RAW DATA:
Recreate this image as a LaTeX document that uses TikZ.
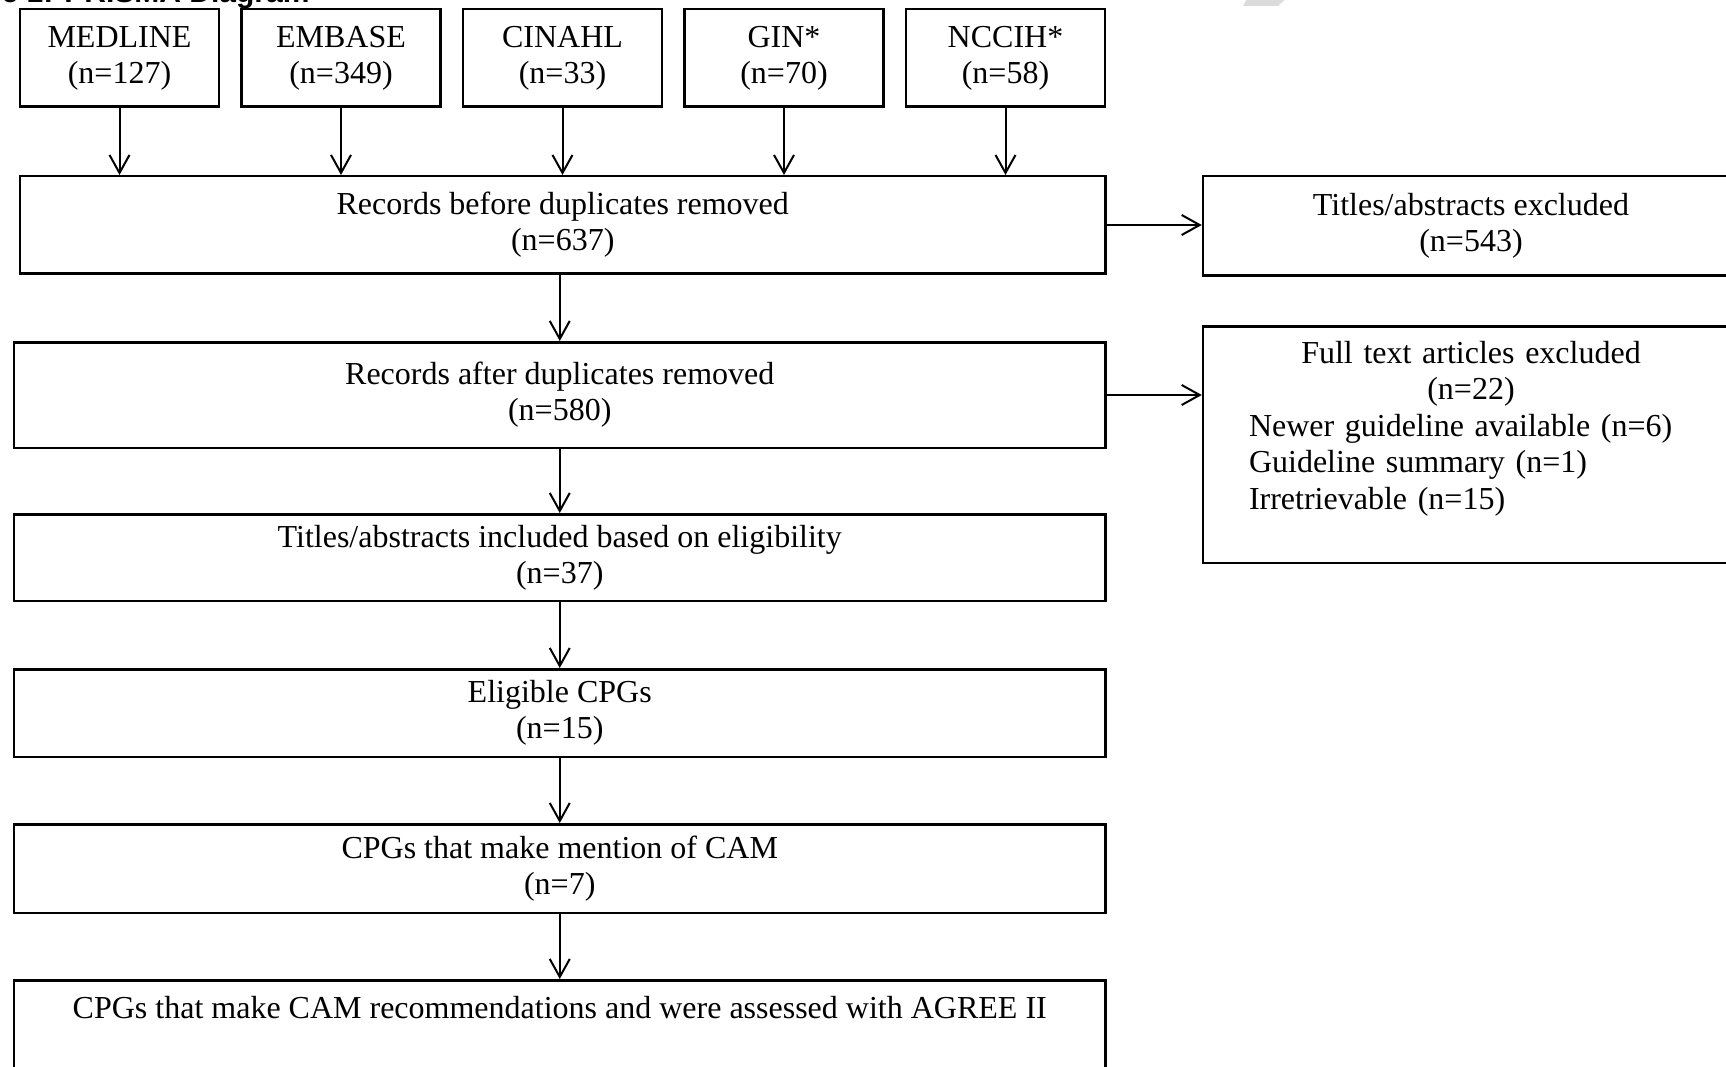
\documentclass[tikz,border=0pt]{standalone}
\usepackage{fontspec}
\setmainfont{Liberation Serif}
\newfontfamily\headfont{Liberation Sans}
\usetikzlibrary{positioning,arrows.meta}

\begin{document}
\begin{tikzpicture}[x=1pt,y=-1pt,
  src/.style = {draw, line width=2.5pt, minimum width=199pt, minimum height=97.5pt, align=center, font=\fontsize{32}{36}\selectfont},
  stage/.style = {draw, line width=2.5pt, minimum width=1091.5pt, align=center, font=\fontsize{32}{36}\selectfont},
  excl/.style = {draw, line width=2.5pt, minimum width=536pt, align=center, font=\fontsize{32}{36}\selectfont},
  link/.style = {->, line width=2pt},
  node distance=20pt,
  >={Straight Barb[length=18pt,width=20pt]}]
  \useasboundingbox (0,0) rectangle (1726,1067);
  \clip (0,0) rectangle (1726,1067);

  \node[font=\headfont\bfseries\fontsize{30}{36}\selectfont, anchor=base east] (title) at (313,2.7) {Figure 1: PRISMA Diagram};
  \fill[gray!28] (1249,-5) -- (1290,-5) -- (1278,6) -- (1243,6) -- cycle;

  \node[src] (medline) at (119.5,58) {MEDLINE\\(n=127)};
  \node[src] (embase) [right=of medline] {EMBASE\\(n=349)};
  \node[src] (cinahl) [right=of embase] {CINAHL\\(n=33)};
  \node[src] (gin) [right=of cinahl] {GIN*\\(n=70)};
  \node[src] (nccih) [right=of gin] {NCCIH*\\(n=58)};

  \node[stage, minimum width=1085.5pt, minimum height=97.5pt] (before) [below=67pt of medline.south west, anchor=north west] {Records before duplicates removed\\(n=637)};
  \node[stage, minimum height=105.5pt] (after) [below=66pt of before.south east, anchor=north east] {Records after duplicates removed\\(n=580)};
  \node[stage, minimum height=86.5pt] (included) [below=64pt of after] {Titles/abstracts included based on eligibility\\(n=37)};
  \node[stage, minimum height=87.5pt] (eligible) [below=66pt of included] {Eligible CPGs\\(n=15)};
  \node[stage, minimum height=88.5pt] (mention) [below=65pt of eligible] {CPGs that make mention of CAM\\(n=7)};
  \node[stage, minimum height=120pt, inner ysep=14pt, text height=24pt, text depth=68pt] (assessed) [below=65pt of mention] {CPGs that make CAM recommendations and were assessed with AGREE II};

  \node[excl, minimum height=99.5pt] (absexcl) [right=95pt of before.north east, anchor=north west] {Titles/abstracts excluded\\(n=543)};
  \node[excl, minimum height=236.5pt, text width=444pt, inner xsep=46pt, inner ysep=13pt, text height=24pt, text depth=186.5pt, align=left, font=\fontsize{32}{36.5}\selectfont] (ftexcl) [right=95pt of after.north east, anchor=north west, yshift=16pt] {\makebox[444pt]{Full text articles excluded}\\ \makebox[444pt]{(n=22)}\\ Newer guideline available (n=6)\\ Guideline summary (n=1)\\ Irretrievable (n=15)};

  \foreach \s in {medline,embase,cinahl,gin,nccih}
    \draw[link] (\s.south) -- (\s.south |- before.north);
  \draw[link] (before.south -| after.north) -- (after.north);
  \draw[link] (after) -- (included);
  \draw[link] (included) -- (eligible);
  \draw[link] (eligible) -- (mention);
  \draw[link] (mention) -- (assessed);
  \draw[link] (before.east) -- (before.east -| absexcl.west);
  \draw[link] (after.east) -- (after.east -| ftexcl.west);
\end{tikzpicture}
\end{document}
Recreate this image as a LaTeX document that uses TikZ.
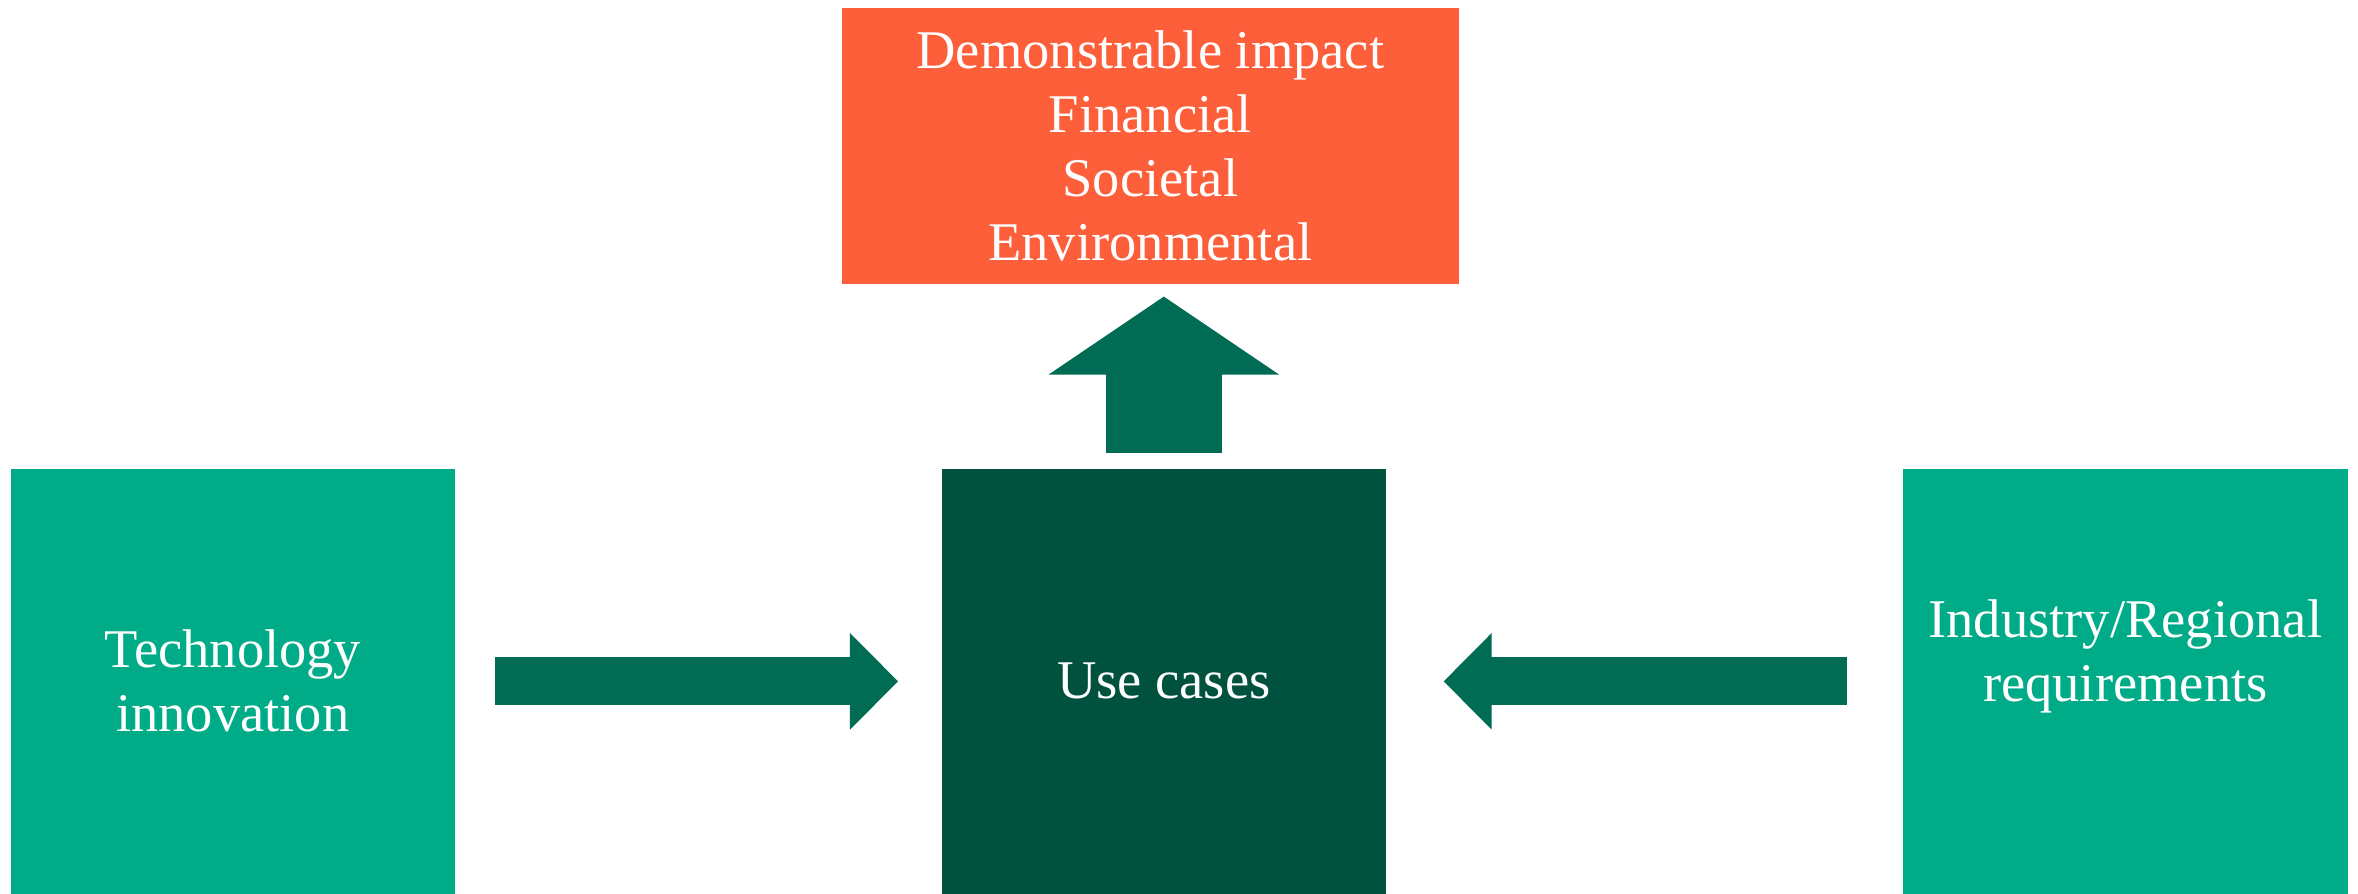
\documentclass[tikz,border=0pt]{standalone}
\usepackage{xcolor}
\usepackage{tikz}
\usepackage{fontspec}
\setmainfont{Liberation Serif}
\usetikzlibrary{arrows.meta,positioning}
\definecolor{ImpactOrange}{HTML}{FC5F3A}
\definecolor{DriverTeal}  {HTML}{00AC88}
\definecolor{CaseGreen}   {HTML}{00523F}
\definecolor{ArrowGreen}  {HTML}{006C54}

\tikzset{
  boxtext/.style={text=white,font=\fontsize{15.5}{18.2}\selectfont,align=center},
  panel/.style={boxtext,anchor=north west,inner sep=0pt,minimum height=4.25cm},
  blockarrow/.style={draw=ArrowGreen,line width=0.48cm,
    -{Triangle[line width=1pt,length=0.48cm,width=0.96cm]}},
}

\begin{document}
\begin{tikzpicture}[x=0.01cm,y=-0.01cm]
  \useasboundingbox (0,0) rectangle (2358,893);
  % outcome box on top
  \node[boxtext,fill=ImpactOrange,anchor=north west,inner sep=0pt,
        minimum width=6.17cm,minimum height=2.76cm] (impact) at (841,7)
    {Demonstrable impact\\Financial\\Societal\\Environmental};
  % the three panels
  \node[panel,fill=DriverTeal,minimum width=4.44cm] (tech) at (10,468)
    {Technology\\innovation};
  \node[panel,fill=CaseGreen,minimum width=4.44cm] (cases) at (941,468)
    {Use cases};
  \node[panel,fill=DriverTeal,minimum width=4.45cm] (reqs) at (1902,468) {};
  \node[boxtext] (reqstext) at ([yshift=0.25cm]reqs.center)
    {Industry/Regional\\requirements};
  % arrows
  \draw[blockarrow,shorten <=0.39cm,shorten >=0.43cm] (tech) -- (cases);
  \draw[blockarrow,shorten <=0.55cm,shorten >=0.57cm] (reqs) -- (cases);
  \draw[blockarrow,line width=1.16cm,
        -{Triangle[line width=1pt,length=0.78cm,width=2.3cm]},
        shorten <=0.15cm,shorten >=0.12cm]
    (cases.north) -- (cases.north |- impact.south);
\end{tikzpicture}
\end{document}
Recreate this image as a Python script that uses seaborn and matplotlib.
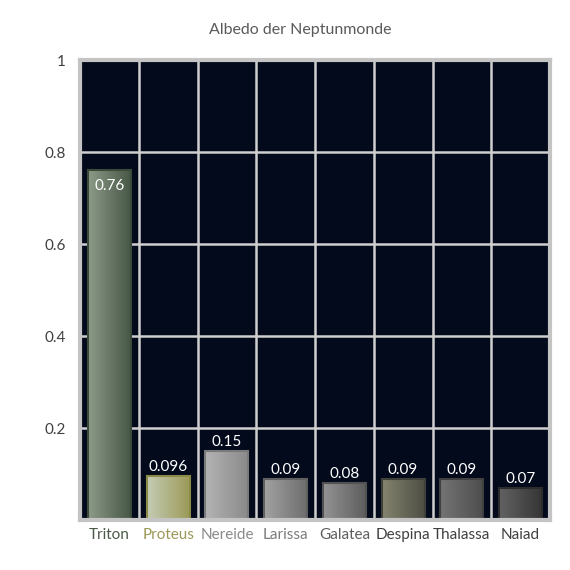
import numpy as np
import pandas as pd
import seaborn as sns
import matplotlib.pyplot as plt
from matplotlib.colors import LinearSegmentedColormap

# Daten
monde = ["Triton", "Proteus", "Nereide", "Larissa", "Galatea", "Despina", "Thalassa", "Naiad"]
albedo = [0.76, 0.096, 0.15, 0.09, 0.08, 0.09, 0.09, 0.07]
labels = ["0.76", "0.096", "0.15", "0.09", "0.08", "0.09", "0.09", "0.07"]

# Farbverlauf je Balken (links hell, rechts dunkel)
hell = ["#8c9a88", "#c4ccb4", "#b4b4b4", "#a2a2a2", "#939393", "#84846f", "#747474", "#626262"]
dunkel = ["#485846", "#9c9a58", "#8a8a8a", "#6e6e6e", "#5e5e5e", "#4e4e44", "#4e4e4e", "#363636"]
rand = ["#3c4a3a", "#8c8a48", "#7a7a7a", "#606060", "#525252", "#40403a", "#404040", "#2c2c2c"]
tick_farben = ["#4b5a48", "#9a9858", "#8a8a8a", "#7c7c7c", "#5e5e5e", "#404040", "#404040", "#404040"]

df = pd.DataFrame({"mond": monde, "albedo": albedo})

sns.set_style("white")
plt.rcParams["font.family"] = ["Lato", "DejaVu Sans"]

fig = plt.figure(figsize=(5.7, 5.7), dpi=100)
ax = fig.add_axes([80 / 570, 1 - 520 / 570, 470 / 570, 460 / 570])
ax.set_facecolor("#020a1c")

sns.barplot(data=df, x="mond", y="albedo", hue="mond", palette=dunkel,
            width=0.73, legend=False, ax=ax, zorder=3)

# Gradient in die Balken
for i, bar in enumerate(ax.patches):
    x0, y0 = bar.get_x(), bar.get_y()
    w, h = bar.get_width(), bar.get_height()
    cmap = LinearSegmentedColormap.from_list("g", [hell[i], dunkel[i]])
    grad = np.linspace(0, 1, 100).reshape(1, -1)
    im = ax.imshow(grad, cmap=cmap, extent=[x0, x0 + w, y0, y0 + h],
                   aspect="auto", zorder=3.5)
    im.set_clip_path(bar)
    bar.set_edgecolor(rand[i])
    bar.set_linewidth(1.5)
    bar.set_zorder(4)
    bar.set_facecolor("none")

ax.set_aspect("auto")
ax.set_xlim(-0.5, len(monde) - 0.5)
ax.set_ylim(0, 1)

# Beschriftungen
for i, (v, t) in enumerate(zip(albedo, labels)):
    if v > 0.5:
        ax.text(i, v - 0.033, t, ha="center", va="center", color="white", fontsize=11, zorder=6)
    else:
        ax.text(i, v + 0.004, t, ha="center", va="bottom", color="white", fontsize=11, zorder=6)

# Gitter
for y in [0.2, 0.4, 0.6, 0.8]:
    ax.axhline(y, color="#cfcfcf", lw=1.8, zorder=1)
for x in np.arange(0.5, len(monde) - 0.5, 1):
    ax.axvline(x, color="#cfcfcf", lw=1.8, zorder=1)

ax.set_yticks([0.2, 0.4, 0.6, 0.8, 1.0])
ax.set_yticklabels(["0.2", "0.4", "0.6", "0.8", "1"])
ax.tick_params(axis="y", length=0, pad=10, labelsize=11, labelcolor="#404040")
ax.tick_params(axis="x", length=0, pad=6, labelsize=11)
for lbl, c in zip(ax.get_xticklabels(), tick_farben):
    lbl.set_color(c)

for s in ax.spines.values():
    s.set_visible(True)
    s.set_color("#c4c4c4")
    s.set_linewidth(3)
    s.set_zorder(7)

ax.set_xlabel("")
ax.set_ylabel("")
fig.text(300 / 570, 1 - 30 / 570, "Albedo der Neptunmonde", ha="center", va="center",
         fontsize=11.5, color="#5a5a5a")

fig.savefig("out.png", dpi=100)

TASK TO COMPLETE: Say how many lines of the data include the string "that". Nothing other than the number should be given.

THE SOLUTION: 5